Na construção das tendências ela falou que as nossas referências estão sob suspeita. Em qual país devemos nos espelhar? Estados Unidos? Mas e os escândalos contábeis, as guerras, o imperialismo? Outro ingrediente desse bolo é o desconhecido em evidência. Hoje o perigo está em todos os lugares (até no passageiro sentado ao seu lado), as potências econômicas agora são asiáticas, cresce a imigração, a natureza mostra sua força com tsunamis, furacões, terremotos. Com isso o mundo está mais acuado, complexo, superficial, carente de valores. Sem dúvida foi uma das melhores palestras do evento. A vontade era prolongar a apresentação por mais algumas horas, pena que não foi possível.
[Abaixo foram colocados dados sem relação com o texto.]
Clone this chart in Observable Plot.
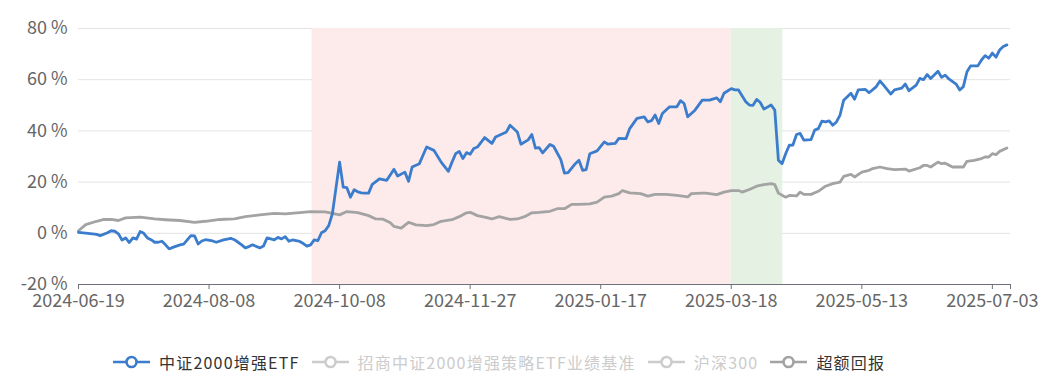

Na seqüência ocorreu uma palestras internacional, ministrada pela americana Jenniger James, Research Director of Roper Reports Worldwide GFK, apresentando os resultados do Estudo Roper Reports, sobre os valores da população dos principais países do mundo e, especificamente, os resultados do Brasil e América Latina. Merece destaque um comentário sobre a importância da fé para os brasileiros. É o povo que mais valoriza a fé entre os países pesquisados. No entanto os números mostram que esse valor está em queda, uma reflexo disso é abertura de lojas as domingos.

Para fechar o evento o americano Ivan Casas, Presidente da eCMetrics, proferiu a palestra "Challenges of Using Online Methodologies in Latin América". Ele apresentou sua teoria sobre a Web 2.0 (uma suposta evolução da internet que conhecemos hoje) e as pesquisas on-line. Ao contrário do que o americano pensava, tudo que ele disse o Brasil já realiza, inclusive com muitas empresas já desenvolvendo suas próprias ferramentas de pesquisas através da internet. Tive que sair correndo para não perder meu vôo, eita São Paulo maluca.